Tom Quilter, Senior Development Officer - Information, Advice and Support, reflects on how the work of those supporting children with disabilities and their families, has changed because of Covid-19.
As the initial rush to adapt to the pandemic panic slows and we anxiously await the new school year, it feels a good time to reflect on some of the lessons we’ve learnt over the last four months.
A friend of mine calls these ‘shower thoughts.’ The new perspectives that spring to mind during those fleeting moments of calm. Having just come back after some time out of London, and feeling a little calmer myself, here are five of my shower thoughts that may resonate with you too:
1) We knew the law was complex. This has highlighted why.
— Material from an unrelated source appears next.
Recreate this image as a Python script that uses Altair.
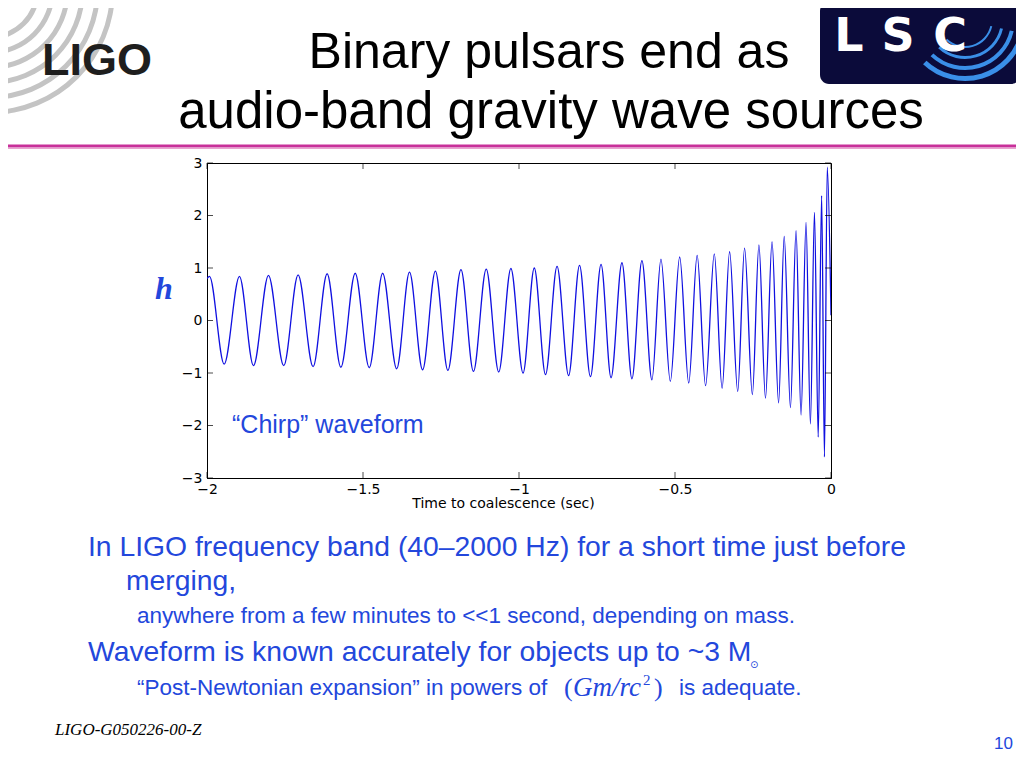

Never again will I complain about needing to learn case law on top of guidance, legislation and the code of practise. Without legal tests, complexities and detail, we’re left with thousands of people trying to decipher what ‘reasonable’ means to them individually. I never thought I’d say this, but the more detailed, the better. It helps us all to be on the same page and have the same expectations of the system.
2) As professionals, to be able to do the best for children, young people and families, we also need to do the best for ourselves.
This has been hard. We are creatures of habit and this virus has thrown us out of our comfortable routines. We’ve had our lives turned upside down, with health and social anxieties to worry about on top of our normal stresses. For many of us, it has meant learning whole new ways of working. It has been stressful, tiring and difficult. I know this has impacted on my own ability to work at the level I expect of myself. But there is something positive to take from this too. When working with families and professionals who are stressed, tired and finding things difficult, we can remember how we felt during these tough times and modify our expectations.
3) To be able to do the best for children, young people and families, we also need to do the best for each other.
I’ve missed my colleagues. I’ve missed travelling to meet with services across the country. I’ve missed being able to ask someone next to me something minor that doesn’t warrant a discussion via phone, Teams, Zoom, or Skype. In short, I’ve missed everyday contact with people. I need to remember that I need other people to inspire and support my working day. You might too. We have to factor this in to our new ways of working.
4) That reasonable adjustments are much more reasonable then they seemed.
We found ourselves unable to communicate face to face, so we attended meetings virtually. We found ourselves unable to travel or even leave the house, so we worked from home. We found ourselves unable to enjoy social time with our colleagues, so we booked in time to meet up online. We found ourselves unable to get a haircut, so those of us who didn’t just let it grow, cut our own or got partners and friends to do it for us (with varying degrees of success). My point is that we’ve all made many adjustments swiftly, cheaply and easily. We ALL need to remember this the next time a child or young person with SEND, or their parents, tell us they can’t join a meeting or contribute to vital paperwork because of travel, the environment, sensory needs, time pressures, social obligations or work commitments. The many adjustments we were able to make as our own world was restricted should inspire us to make those adjustments for them.
5) That, if we weren’t already, we should be proud of ourselves and the sector that we’re working in.
We have, for a short period, felt what it’s like to be isolated, anxious and have our lives turned upside down. We have learnt how much we rely on our networks, our friends, our families, our colleagues. But we have learnt how to adjust.
We should make sure we don’t lose sight of this learning and make best use of it to improve what we do. We know just how vital it is to continue being a flexible, positive and adaptable sector because we know how much those we’re working with rely on our support and services. Above all we mustn’t let things go back completely to what they were. We should go back better.